Era la sera del 7 agosto 1990 quando in via Poma, nel quartiere Prati a Roma, in uno degli uffici degli Alberghi della Gioventù, viene trovato il corpo senza vita di Simonetta Cesaroni, 20 anni, segretaria addetta alla contabilità: è stata trovata nuda, con indosso solo il reggiseno abbassato, uccisa con 29 colpi di tagliacarte. Per quel delitto ancora oggi, a 35 anni di distanza, non c’è ancora un colpevole. Ci sono stati indagati e ci sono stati processo. ma anche colpi di scena, suicidi, e assoluzioni. L’ultima novità dirompente, arrivata nel dicembre 2024, è stata la decisione del gip di disporre nuovi accertamenti e rigettare la richiesta di archiviazione della Procura.
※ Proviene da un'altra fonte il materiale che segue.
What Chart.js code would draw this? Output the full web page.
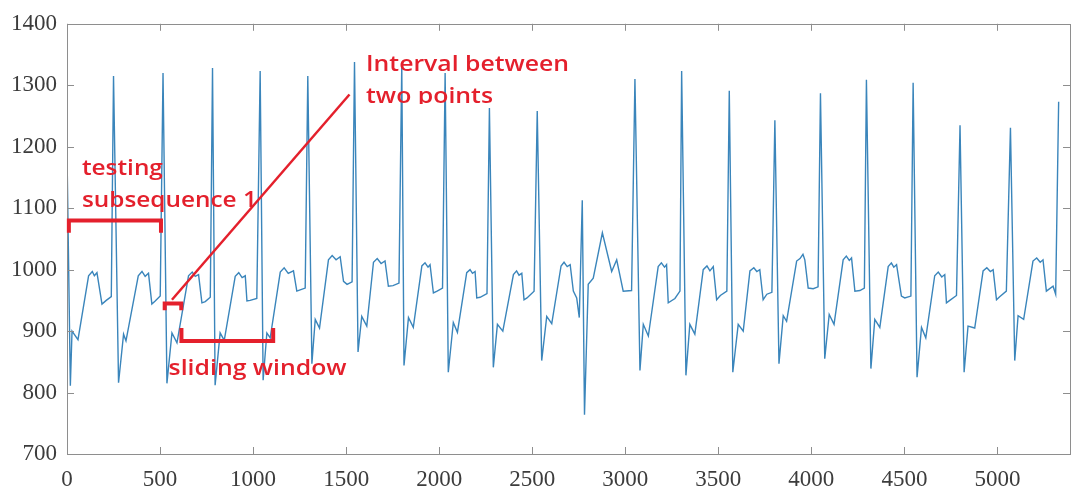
<!DOCTYPE html>
<html>
<head>
<meta charset="utf-8">
<script src="https://cdn.jsdelivr.net/npm/chart.js@4.4.1/dist/chart.umd.min.js"></script>
<style>
  html, body { margin: 0; padding: 0; background: #fff; }
  #wrap { width: 1073px; height: 495px; }
</style>
</head>
<body>
<div id="wrap"><canvas id="ecgChart" width="1073" height="495"></canvas></div>
<script>
// Sample index of each vertex (one heartbeat per line)
const sampleX = [
  0, 18, 27, 59, 116, 136, 147, 161, 188, 211, 238,
  250, 277, 304, 317, 383, 403, 420, 438, 456, 474, 501,
  516, 537, 564, 591, 653, 673, 689, 707, 725, 743, 770,
  782, 796, 823, 845, 904, 923, 941, 958, 967, 984, 1020,
  1038, 1054, 1074, 1092, 1146, 1167, 1189, 1217, 1235, 1253, 1280,
  1294, 1316, 1334, 1357, 1405, 1425, 1446, 1468, 1486, 1505, 1532,
  1545, 1564, 1584, 1611, 1647, 1667, 1688, 1709, 1727, 1752, 1784,
  1799, 1811, 1835, 1861, 1907, 1924, 1940, 1951, 1969, 1989, 2018,
  2032, 2049, 2076, 2098, 2148, 2166, 2179, 2193, 2202, 2220, 2257,
  2270, 2291, 2313, 2342, 2399, 2416, 2429, 2444, 2456, 2472, 2510,
  2527, 2551, 2578, 2605, 2655, 2671, 2688, 2704, 2721, 2739, 2753,
  2769, 2781, 2801, 2828, 2877, 2927, 2954, 2989, 3034,
  3052, 3079, 3097, 3124, 3177, 3194, 3211, 3222, 3231, 3267, 3294,
  3303, 3326, 3347, 3374, 3419, 3439, 3455, 3473, 3491, 3511, 3546,
  3559, 3578, 3607, 3634, 3670, 3691, 3707, 3723, 3741, 3761, 3788,
  3804, 3826, 3849, 3867, 3921, 3939, 3955, 3965, 3983, 4010, 4036,
  4049, 4072, 4096, 4122, 4171, 4188, 4204, 4216, 4234, 4261, 4285,
  4296, 4320, 4341, 4368, 4413, 4430, 4443, 4458, 4484, 4502, 4535,
  4547, 4568, 4592, 4615, 4663, 4682, 4701, 4717, 4726, 4744, 4780,
  4799, 4821, 4842, 4878, 4923, 4943, 4962, 4977, 4995, 5012, 5048,
  5070, 5093, 5111, 5141, 5191, 5211, 5230, 5245, 5263, 5299, 5313,
  5329
];

// Signal amplitude at each vertex
const signalY = [
  1190, 811, 900, 886, 990, 997, 990, 995, 944, 950, 956,
  1315, 816, 895, 884, 990, 997, 989, 994, 944, 949, 957,
  1320, 815, 897, 881, 990, 996, 989, 992, 946, 948, 955,
  1328, 812, 897, 885, 989, 995, 987, 990, 949, 950, 953,
  1323, 820, 897, 889, 996, 1003, 994, 998, 965, 967, 970,
  1315, 847, 919, 905, 1016, 1023, 1016, 1021, 981, 976, 980,
  1338, 866, 924, 908, 1012, 1018, 1010, 1014, 973, 974, 978,
  1332, 844, 922, 906, 1006, 1011, 1004, 1008, 962, 965, 970,
  1320, 833, 914, 898, 995, 1000, 994, 997, 954, 955, 961,
  1263, 841, 911, 900, 992, 998, 991, 994, 951, 954, 965,
  1258, 852, 924, 912, 1006, 1012, 1005, 1008, 965, 954, 922,
  1113, 764, 976, 986, 1060, 997, 1016, 965, 966,
  1310, 836, 911, 892, 1005, 1011, 1004, 1008, 946, 953, 965,
  1323, 828, 911, 895, 1000, 1006, 998, 1005, 951, 958, 965,
  1291, 833, 911, 900, 998, 1003, 997, 1000, 951, 960, 963,
  1243, 847, 925, 916, 1014, 1018, 1025, 1016, 970, 969, 972,
  1287, 855, 927, 911, 1016, 1022, 1015, 1019, 965, 966, 970,
  1309, 839, 919, 906, 1005, 1011, 1004, 1008, 957, 954, 957,
  1304, 825, 906, 889, 990, 996, 988, 992, 946, 950, 958,
  1235, 833, 908, 905, 998, 1003, 997, 1000, 951, 956, 965,
  1231, 852, 925, 919, 1014, 1019, 1012, 1016, 965, 973, 960,
  1273
];

// Axis ticks
const xTickValues = [0, 500, 1000, 1500, 2000, 2500, 3000, 3500, 4000, 4500, 5000];
const yTickValues = [700, 800, 900, 1000, 1100, 1200, 1300, 1400];

const RED = 'rgb(228,32,44)';

// Box frame with inward tick marks (MATLAB look)
const framePlugin = {
  id: 'frame',
  afterDatasetsDraw(chart) {
    const { ctx, chartArea: a, scales } = chart;
    const len = 7;
    ctx.save();
    ctx.strokeStyle = '#8e8e8e';
    ctx.lineWidth = 1;
    ctx.strokeRect(Math.round(a.left) + 0.5, Math.round(a.top) + 0.5,
      Math.round(a.right - a.left), Math.round(a.bottom - a.top));
    ctx.beginPath();
    xTickValues.forEach(v => {
      const px = Math.round(scales.x.getPixelForValue(v)) + 0.5;
      ctx.moveTo(px, a.bottom); ctx.lineTo(px, a.bottom - len);
      ctx.moveTo(px, a.top); ctx.lineTo(px, a.top + len);
    });
    yTickValues.forEach(v => {
      const py = Math.round(scales.y.getPixelForValue(v)) + 0.5;
      ctx.moveTo(a.left, py); ctx.lineTo(a.left + len, py);
      ctx.moveTo(a.right, py); ctx.lineTo(a.right - len, py);
    });
    ctx.stroke();
    ctx.restore();
  }
};

// Red annotations, placed in data coordinates
function drawText(ctx, text, x, y, width, clipY) {
  ctx.save();
  if (clipY) {
    ctx.beginPath();
    ctx.rect(0, 0, 1073, clipY);
    ctx.clip();
  }
  const w = ctx.measureText(text).width;
  ctx.translate(x, y);
  ctx.scale(width / w, 1);
  ctx.fillText(text, 0, 0);
  ctx.restore();
}

const notesPlugin = {
  id: 'notes',
  afterDraw(chart) {
    const { ctx, scales } = chart;
    const X = v => scales.x.getPixelForValue(v);
    const Y = v => scales.y.getPixelForValue(v);
    ctx.save();
    ctx.strokeStyle = RED;
    ctx.fillStyle = RED;
    ctx.lineJoin = 'miter';
    ctx.lineCap = 'butt';

    // brackets
    const bracket = (x1, x2, yh, yt) => {
      ctx.beginPath();
      ctx.moveTo(X(x1), Y(yt));
      ctx.lineTo(X(x1), Y(yh));
      ctx.lineTo(X(x2), Y(yh));
      ctx.lineTo(X(x2), Y(yt));
      ctx.stroke();
    };
    ctx.lineWidth = 4;
    bracket(10, 505, 1080, 1060);   // testing subsequence
    bracket(525, 614, 945, 934);    // interval
    bracket(615, 1108, 884, 905);   // sliding window

    // pointer line
    ctx.lineWidth = 2.5;
    ctx.beginPath();
    ctx.moveTo(X(564), Y(951));
    ctx.lineTo(X(1518), Y(1285));
    ctx.stroke();

    ctx.font = '600 21px "Open Sans"';
    ctx.textBaseline = 'alphabetic';
    drawText(ctx, 'testing', X(80), Y(1154), 81);
    drawText(ctx, 'subsequence 1', X(80), Y(1102), 175);
    drawText(ctx, 'Interval between', X(1607), Y(1323), 203);
    drawText(ctx, 'two points', X(1607), Y(1271), 127, Y(1271) + 1);
    drawText(ctx, 'sliding window', X(546), Y(828), 178);
    ctx.restore();
  }
};

const tickFont = { family: '"Liberation Serif", "Times New Roman", serif', size: 23 };
const plainLabel = v => String(v);

new Chart(document.getElementById('ecgChart'), {
  type: 'line',
  data: {
    datasets: [{
      data: sampleX.map((x, i) => ({ x: x, y: signalY[i] })),
      borderColor: '#3a85bb',
      borderWidth: 1.4,
      pointRadius: 0,
      tension: 0,
      fill: false
    }]
  },
  options: {
    responsive: false,
    animation: false,
    devicePixelRatio: 1,
    layout: { padding: { top: 21, right: 3, left: 0, bottom: 0 } },
    plugins: { legend: { display: false }, tooltip: { enabled: false } },
    scales: {
      x: {
        type: 'linear',
        min: 0,
        max: 5390,
        grid: { display: false, drawTicks: false },
        border: { display: false },
        ticks: { font: tickFont, color: '#3c3c3c', padding: 12, maxRotation: 0, callback: plainLabel },
        afterBuildTicks: s => { s.ticks = xTickValues.map(v => ({ value: v })); },
        afterFit: s => { s.height = 41; }
      },
      y: {
        min: 700,
        max: 1400,
        grid: { display: false, drawTicks: false },
        border: { display: false },
        ticks: { font: tickFont, color: '#3c3c3c', padding: 10, callback: plainLabel },
        afterBuildTicks: s => { s.ticks = yTickValues.map(v => ({ value: v })); },
        afterFit: s => { s.width = 67; }
      }
    }
  },
  plugins: [framePlugin, notesPlugin]
});
</script>
</body>
</html>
Quello di via Poma è un giallo rimasto per sempre irrisolto, per il quale negli anni sono stati sospettati (e poi scagionati) diversi colpevoli. Prima il portiere del palazzo di via Poma, Pietro Vanacore (fermato tre giorni dopo il delitto e rimasto quasi un mese in carcere), poi il datore di lavoro della ragazza e infine Raniero Busco, l’allora fidanzato della vittima, che è stato processato e assolto definitivamente nel 2014 dalla Corte di Cassazione (era stato invece condannato a 24 anni in primo grado nel 2011). A rendere questa vicenda contorta e clamorosa, a livello di opinione pubblica, è stato anche il suicidio di Pietro Vanacore, il portiere accusato ma poi scagionato, che avvenne nel 2010: dal delitto erano passati 20 anni e l’uomo si suicidò a pochi giorni da un’udienza in cui avrebbe dovuto comparire come testimone nel processo a Raniero Brusco. Si lasciò annegare e scrisse su un biglietto: “20 anni di sofferenze e di sospetti ti portano al suicidio”.
A dicembre la gip Giulia Arcieri ha ordinato nuove indagini. In particolare su alcuni documenti riservati che sarebbero stati conservati negli uffici dell’Aig (Associazione italiana alberghi della Gioventù), dove appunto lavorava Simonetta Cesaroni. A quanto è emerso dalle indagini, sarebbero stati dei documenti riservati, che potevano interessare ai servizi segreti, dal momento che l’Aiag tra le altre cose monitorava gli studenti italiani e stranieri. Ed è per questo che, almeno nelle prime fasi di indagini, i servizi potrebbero essere entrati in campo e aver ‘alterato’ la scena del crimine, per evitare che qualcuno dopo la morte della 20enne potesse mettere le mani su quelle carte riservate. Secondo quanto scrive Il Messaggero, a dare l’input alla richiesta di nuove indagini nel dicembre scorso sarebbe stato anche l’emergere di una circostanza, in particolare, ovvero la sparizione del registro delle presenze di quel giorno, che è stato ritrovato solo l’anno scorso e portato in Procura dal padre di Simonetta, che lo ha allegato all’istanza di opposizione alla richiesta di archiviazione. Quel pomeriggio, in ufficio, a quanto pare c’era una persona. Che ha detto però di essere uscito dall’ufficio intorno alle 14 (quindi prima che Simonetta arrivasse) e poi di essere andato a casa. Ma nessuno ha mai verificato queste affermazioni.
Nel respingere la richiesta di archiviazione chiesta dalla Procura, la gip Giulia Arcieri ha scritto di considerare “del tutto verosimile” la pista legata a documenti segreti. Una pista che potrebbe aver fatto entrare in scena “soggetti e/o interessi dei servizi segreti (…) come le persone in rapporti con l’Aiag”, l’associazione per cui lavorava Cesaroni.